Impact on religious liberty and employment law
The Perich decision is widely viewed within conservative legal and policy circles as a reaffirmation of religious liberty and church autonomy. Proponents argue that the ruling honors the constitutional principle that government should not be in the business of supervising how churches recruit, select, and terminate ministers or other leadership figures. They emphasize that religious institutions ought to govern themselves without the risk of civil-rights litigation second-guessing doctrinal or vocational determinations. The decision is seen as fostering pluralism by allowing religious communities to maintain distinctive governance structures without state intrusion when those structures involve religious leadership.
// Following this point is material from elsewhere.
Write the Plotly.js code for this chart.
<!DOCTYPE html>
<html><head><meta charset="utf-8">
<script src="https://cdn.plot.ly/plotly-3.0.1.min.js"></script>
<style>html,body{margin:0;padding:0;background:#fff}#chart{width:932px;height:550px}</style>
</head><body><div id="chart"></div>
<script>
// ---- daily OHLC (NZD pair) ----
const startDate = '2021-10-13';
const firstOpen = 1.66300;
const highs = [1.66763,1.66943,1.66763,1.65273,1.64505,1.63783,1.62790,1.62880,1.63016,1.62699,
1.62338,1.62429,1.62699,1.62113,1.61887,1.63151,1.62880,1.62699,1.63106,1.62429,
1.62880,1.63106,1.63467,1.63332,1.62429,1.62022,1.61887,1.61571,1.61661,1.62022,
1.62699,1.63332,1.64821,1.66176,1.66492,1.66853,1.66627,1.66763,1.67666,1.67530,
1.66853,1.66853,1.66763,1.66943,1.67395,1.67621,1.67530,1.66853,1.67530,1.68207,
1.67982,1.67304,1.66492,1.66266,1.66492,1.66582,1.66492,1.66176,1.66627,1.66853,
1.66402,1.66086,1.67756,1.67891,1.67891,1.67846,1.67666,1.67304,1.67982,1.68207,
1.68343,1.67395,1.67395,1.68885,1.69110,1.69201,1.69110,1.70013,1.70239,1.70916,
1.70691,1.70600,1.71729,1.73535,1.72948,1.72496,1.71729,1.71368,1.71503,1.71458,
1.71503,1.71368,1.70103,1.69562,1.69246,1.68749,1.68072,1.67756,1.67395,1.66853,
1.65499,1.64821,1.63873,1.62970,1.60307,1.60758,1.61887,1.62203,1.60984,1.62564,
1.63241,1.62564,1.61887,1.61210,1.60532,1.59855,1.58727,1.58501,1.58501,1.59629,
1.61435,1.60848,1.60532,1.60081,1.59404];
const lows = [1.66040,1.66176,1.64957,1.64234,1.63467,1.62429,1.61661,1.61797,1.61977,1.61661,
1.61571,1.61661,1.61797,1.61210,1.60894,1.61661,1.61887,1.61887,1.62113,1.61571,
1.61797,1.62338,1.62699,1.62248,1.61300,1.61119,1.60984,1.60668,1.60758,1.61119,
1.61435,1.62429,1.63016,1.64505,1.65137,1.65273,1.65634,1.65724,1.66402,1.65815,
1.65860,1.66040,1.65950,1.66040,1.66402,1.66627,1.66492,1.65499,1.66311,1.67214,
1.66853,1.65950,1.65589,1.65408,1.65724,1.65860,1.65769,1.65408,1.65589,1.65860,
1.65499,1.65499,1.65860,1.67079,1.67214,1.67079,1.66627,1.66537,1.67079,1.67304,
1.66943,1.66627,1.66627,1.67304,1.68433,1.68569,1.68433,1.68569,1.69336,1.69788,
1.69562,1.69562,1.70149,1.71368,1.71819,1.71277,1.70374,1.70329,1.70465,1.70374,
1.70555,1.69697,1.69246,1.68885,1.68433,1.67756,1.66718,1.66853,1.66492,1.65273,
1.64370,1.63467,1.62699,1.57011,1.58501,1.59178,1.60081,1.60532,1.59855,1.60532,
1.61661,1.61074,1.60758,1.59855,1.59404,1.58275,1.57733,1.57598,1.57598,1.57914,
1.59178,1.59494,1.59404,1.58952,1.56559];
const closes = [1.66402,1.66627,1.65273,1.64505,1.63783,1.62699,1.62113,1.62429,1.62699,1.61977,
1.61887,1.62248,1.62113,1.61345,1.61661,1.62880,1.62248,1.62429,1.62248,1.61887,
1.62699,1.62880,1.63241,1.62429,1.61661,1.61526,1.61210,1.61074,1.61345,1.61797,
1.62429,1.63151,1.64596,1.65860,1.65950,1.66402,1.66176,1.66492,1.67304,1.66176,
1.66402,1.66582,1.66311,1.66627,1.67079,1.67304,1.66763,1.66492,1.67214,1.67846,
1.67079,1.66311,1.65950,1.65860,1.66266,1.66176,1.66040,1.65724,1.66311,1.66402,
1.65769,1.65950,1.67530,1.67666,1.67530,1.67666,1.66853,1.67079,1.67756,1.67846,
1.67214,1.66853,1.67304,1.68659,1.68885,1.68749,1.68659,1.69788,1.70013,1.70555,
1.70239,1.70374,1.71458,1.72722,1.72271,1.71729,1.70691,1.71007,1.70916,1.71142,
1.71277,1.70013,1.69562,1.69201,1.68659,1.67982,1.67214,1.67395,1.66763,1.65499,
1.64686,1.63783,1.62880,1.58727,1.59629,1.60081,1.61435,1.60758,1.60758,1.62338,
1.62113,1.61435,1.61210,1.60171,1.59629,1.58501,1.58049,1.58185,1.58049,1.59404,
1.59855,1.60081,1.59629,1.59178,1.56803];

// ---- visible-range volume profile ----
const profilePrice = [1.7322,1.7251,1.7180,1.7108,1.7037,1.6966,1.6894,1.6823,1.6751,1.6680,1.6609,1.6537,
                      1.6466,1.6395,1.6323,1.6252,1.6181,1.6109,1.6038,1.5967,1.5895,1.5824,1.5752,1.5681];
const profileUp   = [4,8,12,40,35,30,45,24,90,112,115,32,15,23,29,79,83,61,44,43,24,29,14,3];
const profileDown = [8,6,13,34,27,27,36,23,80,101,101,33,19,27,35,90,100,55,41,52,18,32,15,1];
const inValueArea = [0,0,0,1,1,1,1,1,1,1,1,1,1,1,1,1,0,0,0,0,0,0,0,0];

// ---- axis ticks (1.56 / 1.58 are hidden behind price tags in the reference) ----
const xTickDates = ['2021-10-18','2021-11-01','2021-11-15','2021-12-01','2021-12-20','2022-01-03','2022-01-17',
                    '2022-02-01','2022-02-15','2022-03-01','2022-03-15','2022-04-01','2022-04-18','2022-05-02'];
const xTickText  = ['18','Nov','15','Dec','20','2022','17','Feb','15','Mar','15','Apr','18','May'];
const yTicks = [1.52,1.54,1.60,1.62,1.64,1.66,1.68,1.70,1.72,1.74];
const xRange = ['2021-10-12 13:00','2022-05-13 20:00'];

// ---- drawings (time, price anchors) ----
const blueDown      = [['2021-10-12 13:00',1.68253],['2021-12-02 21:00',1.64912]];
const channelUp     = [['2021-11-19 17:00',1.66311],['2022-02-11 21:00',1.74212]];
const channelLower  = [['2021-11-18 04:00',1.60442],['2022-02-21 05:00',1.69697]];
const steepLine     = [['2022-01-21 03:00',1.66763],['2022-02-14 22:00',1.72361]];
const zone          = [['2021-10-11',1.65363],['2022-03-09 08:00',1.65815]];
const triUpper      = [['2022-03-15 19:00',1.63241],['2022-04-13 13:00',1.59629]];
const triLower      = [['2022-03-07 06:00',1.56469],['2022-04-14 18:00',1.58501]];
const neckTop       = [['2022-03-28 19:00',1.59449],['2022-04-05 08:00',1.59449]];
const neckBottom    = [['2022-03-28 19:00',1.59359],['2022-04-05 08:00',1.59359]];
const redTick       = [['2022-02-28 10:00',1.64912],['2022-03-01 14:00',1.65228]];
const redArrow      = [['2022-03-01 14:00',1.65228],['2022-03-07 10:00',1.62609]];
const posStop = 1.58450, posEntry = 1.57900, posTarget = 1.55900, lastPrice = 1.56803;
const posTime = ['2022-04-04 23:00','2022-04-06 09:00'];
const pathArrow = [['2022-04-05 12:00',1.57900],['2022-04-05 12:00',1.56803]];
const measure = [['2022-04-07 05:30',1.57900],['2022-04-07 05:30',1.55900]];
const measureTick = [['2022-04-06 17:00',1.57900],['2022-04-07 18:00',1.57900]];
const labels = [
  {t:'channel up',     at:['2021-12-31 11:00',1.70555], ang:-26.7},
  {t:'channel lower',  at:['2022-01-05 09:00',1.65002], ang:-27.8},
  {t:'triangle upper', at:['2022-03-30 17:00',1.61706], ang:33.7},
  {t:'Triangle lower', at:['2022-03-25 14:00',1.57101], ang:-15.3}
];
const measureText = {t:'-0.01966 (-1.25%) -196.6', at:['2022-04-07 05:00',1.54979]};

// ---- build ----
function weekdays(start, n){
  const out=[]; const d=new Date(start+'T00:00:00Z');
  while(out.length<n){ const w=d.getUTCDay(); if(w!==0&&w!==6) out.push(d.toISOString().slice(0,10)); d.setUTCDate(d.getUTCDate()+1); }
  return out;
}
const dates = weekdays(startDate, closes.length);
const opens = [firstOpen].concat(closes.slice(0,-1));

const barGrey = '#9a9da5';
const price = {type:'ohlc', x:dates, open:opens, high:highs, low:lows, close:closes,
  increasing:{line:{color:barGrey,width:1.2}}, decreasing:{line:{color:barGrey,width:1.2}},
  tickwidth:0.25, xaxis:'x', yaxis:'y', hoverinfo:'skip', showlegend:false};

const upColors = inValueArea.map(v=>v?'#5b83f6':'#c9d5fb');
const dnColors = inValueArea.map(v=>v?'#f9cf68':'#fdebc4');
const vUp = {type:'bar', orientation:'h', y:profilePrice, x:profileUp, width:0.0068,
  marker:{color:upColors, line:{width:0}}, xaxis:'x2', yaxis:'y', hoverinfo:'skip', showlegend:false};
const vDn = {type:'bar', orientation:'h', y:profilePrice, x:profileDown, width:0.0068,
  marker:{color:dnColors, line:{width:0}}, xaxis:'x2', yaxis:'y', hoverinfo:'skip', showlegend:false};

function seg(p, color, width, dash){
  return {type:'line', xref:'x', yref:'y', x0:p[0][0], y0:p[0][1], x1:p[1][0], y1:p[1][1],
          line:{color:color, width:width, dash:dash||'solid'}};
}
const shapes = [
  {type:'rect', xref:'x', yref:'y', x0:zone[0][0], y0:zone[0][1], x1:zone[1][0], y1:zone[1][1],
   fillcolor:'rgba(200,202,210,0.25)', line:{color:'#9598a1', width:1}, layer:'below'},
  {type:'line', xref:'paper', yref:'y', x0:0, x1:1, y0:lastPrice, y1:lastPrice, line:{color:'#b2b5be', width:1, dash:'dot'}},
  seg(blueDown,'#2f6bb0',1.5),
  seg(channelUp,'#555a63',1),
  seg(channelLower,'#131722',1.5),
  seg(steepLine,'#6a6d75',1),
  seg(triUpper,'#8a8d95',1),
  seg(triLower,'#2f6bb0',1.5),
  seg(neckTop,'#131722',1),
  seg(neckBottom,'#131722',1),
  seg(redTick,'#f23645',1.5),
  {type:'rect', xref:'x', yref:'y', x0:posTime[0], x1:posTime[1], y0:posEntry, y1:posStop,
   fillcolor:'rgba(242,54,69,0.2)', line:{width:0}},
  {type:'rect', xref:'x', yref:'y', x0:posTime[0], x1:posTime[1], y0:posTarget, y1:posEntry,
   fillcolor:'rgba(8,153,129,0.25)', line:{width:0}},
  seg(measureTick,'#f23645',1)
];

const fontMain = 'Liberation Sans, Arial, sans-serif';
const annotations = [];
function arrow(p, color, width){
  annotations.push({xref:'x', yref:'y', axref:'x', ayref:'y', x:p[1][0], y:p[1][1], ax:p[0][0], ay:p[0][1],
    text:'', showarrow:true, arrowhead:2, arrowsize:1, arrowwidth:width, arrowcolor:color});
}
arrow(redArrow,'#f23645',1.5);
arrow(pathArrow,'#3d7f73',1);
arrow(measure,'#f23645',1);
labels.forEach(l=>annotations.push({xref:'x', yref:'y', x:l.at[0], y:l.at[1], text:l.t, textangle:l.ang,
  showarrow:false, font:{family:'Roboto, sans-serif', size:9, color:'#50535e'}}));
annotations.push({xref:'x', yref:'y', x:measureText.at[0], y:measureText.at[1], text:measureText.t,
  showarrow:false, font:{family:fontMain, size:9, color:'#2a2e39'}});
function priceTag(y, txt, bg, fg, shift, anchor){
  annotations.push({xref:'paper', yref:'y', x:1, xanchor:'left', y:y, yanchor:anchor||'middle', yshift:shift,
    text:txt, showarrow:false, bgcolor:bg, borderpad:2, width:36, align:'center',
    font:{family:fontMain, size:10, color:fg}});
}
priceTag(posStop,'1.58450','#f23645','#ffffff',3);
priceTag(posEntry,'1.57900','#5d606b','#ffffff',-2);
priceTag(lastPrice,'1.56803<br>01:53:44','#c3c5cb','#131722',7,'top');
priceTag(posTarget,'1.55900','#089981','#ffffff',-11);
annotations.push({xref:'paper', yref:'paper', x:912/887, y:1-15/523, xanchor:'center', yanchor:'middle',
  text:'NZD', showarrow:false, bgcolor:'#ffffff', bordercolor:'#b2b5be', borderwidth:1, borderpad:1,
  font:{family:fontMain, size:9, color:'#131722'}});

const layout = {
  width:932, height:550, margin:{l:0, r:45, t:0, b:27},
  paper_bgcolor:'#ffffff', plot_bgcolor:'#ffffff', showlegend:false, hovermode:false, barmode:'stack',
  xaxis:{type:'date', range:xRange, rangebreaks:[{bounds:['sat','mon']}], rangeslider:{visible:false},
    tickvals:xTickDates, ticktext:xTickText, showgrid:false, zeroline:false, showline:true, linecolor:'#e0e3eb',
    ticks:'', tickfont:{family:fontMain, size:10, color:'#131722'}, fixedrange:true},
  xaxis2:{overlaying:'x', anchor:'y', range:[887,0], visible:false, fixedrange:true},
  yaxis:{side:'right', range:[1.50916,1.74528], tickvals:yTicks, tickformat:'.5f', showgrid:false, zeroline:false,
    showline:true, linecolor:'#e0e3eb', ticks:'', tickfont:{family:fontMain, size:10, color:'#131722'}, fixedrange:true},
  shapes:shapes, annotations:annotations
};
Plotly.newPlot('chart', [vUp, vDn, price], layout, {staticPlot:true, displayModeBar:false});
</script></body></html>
Controversies and ongoing debates
Critics of the ministerial exception worry that it can shield religious groups from legitimate accountability in cases of workplace discrimination or harassment. They contend that the exception, if applied too broadly, could enable discriminatory practices to go unchecked under the banner of religious liberty. From this perspective, the concern is that courts will be asked to weigh sensitive civil-rights claims against deeply held religious beliefs, with the risk that employees—especially those who work in religious settings—face unfair treatment or lack of recourse.
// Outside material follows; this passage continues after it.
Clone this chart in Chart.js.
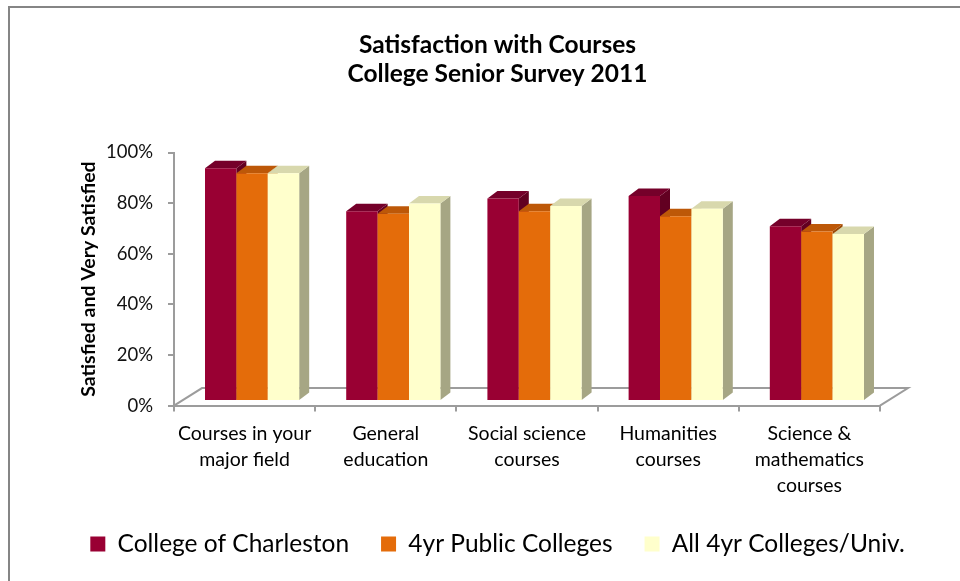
<!DOCTYPE html>
<html>
<head>
<meta charset="utf-8">
<title>Satisfaction with Courses</title>
<script src="https://cdn.jsdelivr.net/npm/chart.js@4.4.1/dist/chart.umd.min.js"></script>
<style>
  html, body { margin: 0; padding: 0; background: #fff; }
  canvas { display: block; }
</style>
</head>
<body>
<canvas id="courses" width="960" height="581"></canvas>
<script>
const categories = [
  ['Courses in your', 'major field'],
  ['General', 'education'],
  ['Social science', 'courses'],
  ['Humanities', 'courses'],
  ['Science &', 'mathematics', 'courses']
];
const charleston = [92, 75, 80, 81, 69];
const publicColleges = [90, 74, 75, 73, 67];
const allColleges = [90, 78, 77, 76, 66];
const yTicks = [0, 20, 40, 60, 80, 100];

const seriesNames = ['College of Charleston', '4yr Public Colleges', 'All 4yr Colleges/Univ.'];
const frontColors = ['#990033', '#e46c0a', '#ffffcc'];
const topColors = ['#75002a', '#bd5808', '#d8d8ad'];
const sideColors = ['#620021', '#9a4806', '#a6a684'];

const axisGray = '#9c9c9c';
const font = 'Lato, "Open Sans", sans-serif';

// bar depth, how far the bars sit behind the floor's front edge, floor depth
const depthX = 10, depthY = -7.5;
const shiftX = 7.5, shiftY = -4.6;
const floorX = 28, floorY = -17.5;

const frame = {
  id: 'frame',
  beforeDraw(chart) {
    const ctx = chart.ctx;
    ctx.save();
    ctx.fillStyle = '#fff';
    ctx.fillRect(0, 0, chart.width, chart.height);
    ctx.strokeStyle = '#858585';
    ctx.lineWidth = 2;
    ctx.strokeRect(9, 7, chart.width + 20, chart.height + 20);
    ctx.restore();
  }
};

// floor outline plus side and top faces, drawn left to right so nearer faces cover farther ones
const bars3d = {
  id: 'bars3d',
  beforeDatasetsDraw(chart) {
    const ctx = chart.ctx;
    const a = chart.chartArea;
    ctx.save();
    ctx.strokeStyle = axisGray;
    ctx.lineWidth = 2;
    ctx.beginPath();
    ctx.moveTo(a.left, a.bottom);
    ctx.lineTo(a.left + floorX, a.bottom + floorY);
    ctx.lineTo(a.right + floorX, a.bottom + floorY);
    ctx.lineTo(a.right, a.bottom);
    ctx.stroke();

    ctx.translate(shiftX, shiftY);
    chart.data.datasets.forEach((ds, i) => {
      chart.getDatasetMeta(i).data.forEach(bar => {
        const {x, y, base, width} = bar.getProps(['x', 'y', 'base', 'width'], true);
        const l = x - width / 2, r = x + width / 2;
        ctx.fillStyle = sideColors[i];
        ctx.beginPath();
        ctx.moveTo(r, base);
        ctx.lineTo(r + depthX, base + depthY);
        ctx.lineTo(r + depthX, y + depthY);
        ctx.lineTo(r, y);
        ctx.closePath();
        ctx.fill();
        ctx.fillStyle = topColors[i];
        ctx.beginPath();
        ctx.moveTo(l, y);
        ctx.lineTo(l + depthX, y + depthY);
        ctx.lineTo(r + depthX, y + depthY);
        ctx.lineTo(r, y);
        ctx.closePath();
        ctx.fill();
        bar.draw(ctx, a);
      });
    });
    ctx.restore();
    return false;
  }
};

new Chart(document.getElementById('courses'), {
  type: 'bar',
  data: {
    labels: categories,
    datasets: [
      { label: seriesNames[0], data: charleston, backgroundColor: frontColors[0] },
      { label: seriesNames[1], data: publicColleges, backgroundColor: frontColors[1] },
      { label: seriesNames[2], data: allColleges, backgroundColor: frontColors[2] }
    ]
  },
  options: {
    responsive: false,
    animation: false,
    devicePixelRatio: 1,
    categoryPercentage: 0.667,
    barPercentage: 1,
    layout: { padding: { left: 35, right: 0, top: 0, bottom: 14.75 } },
    plugins: {
      tooltip: { enabled: false },
      title: {
        display: true,
        text: ['Satisfaction with Courses', 'College Senior Survey 2011'],
        color: '#000',
        font: { family: font, size: 24.5, weight: 'bold', lineHeight: 29 / 24.5 },
        padding: { top: 30.5, bottom: 64 }
      },
      legend: {
        position: 'bottom',
        labels: {
          color: '#000',
          font: { family: font, size: 24.5 },
          boxWidth: 15,
          boxHeight: 15,
          padding: 32
        }
      }
    },
    scales: {
      x: {
        grid: { drawOnChartArea: false, tickLength: 6, color: axisGray, lineWidth: 2 },
        border: { color: axisGray, width: 2 },
        ticks: {
          color: '#000',
          font: { family: font, size: 19.5, lineHeight: 26 / 19.5 },
          padding: 9,
          autoSkip: false,
          maxRotation: 0
        },
        afterFit(scale) { scale.height = 94.15; }
      },
      y: {
        min: 0,
        max: 100,
        afterBuildTicks(scale) { scale.ticks = yTicks.map(v => ({ value: v })); },
        grid: { drawOnChartArea: false, tickLength: 6, color: axisGray, lineWidth: 2 },
        border: { color: axisGray, width: 2 },
        ticks: {
          color: '#111',
          font: { family: font, size: 18.5 },
          padding: 15,
          callback: v => v + '%'
        },
        title: {
          display: true,
          text: 'Satisfied and Very Satisfied',
          color: '#000',
          font: { family: font, size: 19.5, weight: 'bold' },
          padding: { top: 42.3, bottom: 0 }
        },
        afterFit(scale) { scale.width = 139; }
      },
      // empty right-hand margin where the floor runs out to
      margin: {
        position: 'right',
        ticks: { display: false },
        grid: { display: false },
        border: { display: false },
        afterFit(scale) { scale.width = 80; }
      }
    }
  },
  plugins: [frame, bars3d]
});
</script>
</body>
</html>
Supporters of strong religious autonomy respond that the foundation of a free society includes protections against governmental interference in how religious communities organize their leadership and mission. They argue that the exception does not bar all civil-rights claims—its scope is limited to cases where resolution would require adjudicating church doctrine or leadership authority. In practice, this means the law continues to address non-ministerial staff and other non-religious employment disputes outside the church’s core religious functions. The debate has prompted calls for legislative refinement to better delineate when and how the ministerial exception applies, while maintaining a robust regime of civil rights protections for workers in non-ministerial roles.
Wider legal developments and comparisons
The Hosanna-Tabor decision set a precedent that influenced subsequent cases addressing the ministerial exception. A notable extension occurred in Our Lady of Guadalupe School v. Morrissey-Berru (2020), where the Supreme Court broadened the concept to cover lay teachers who perform significant religious duties in Catholic schools. This line of cases solidified the idea that religious organizations have latitude in staffing decisions tied to religious instruction and leadership, though the exact boundaries remain a subject of scholarly and political discussion. The interaction between religious liberty and anti-discrimination standards continues to shape court rulings, legislative proposals, and internal church policies across the country.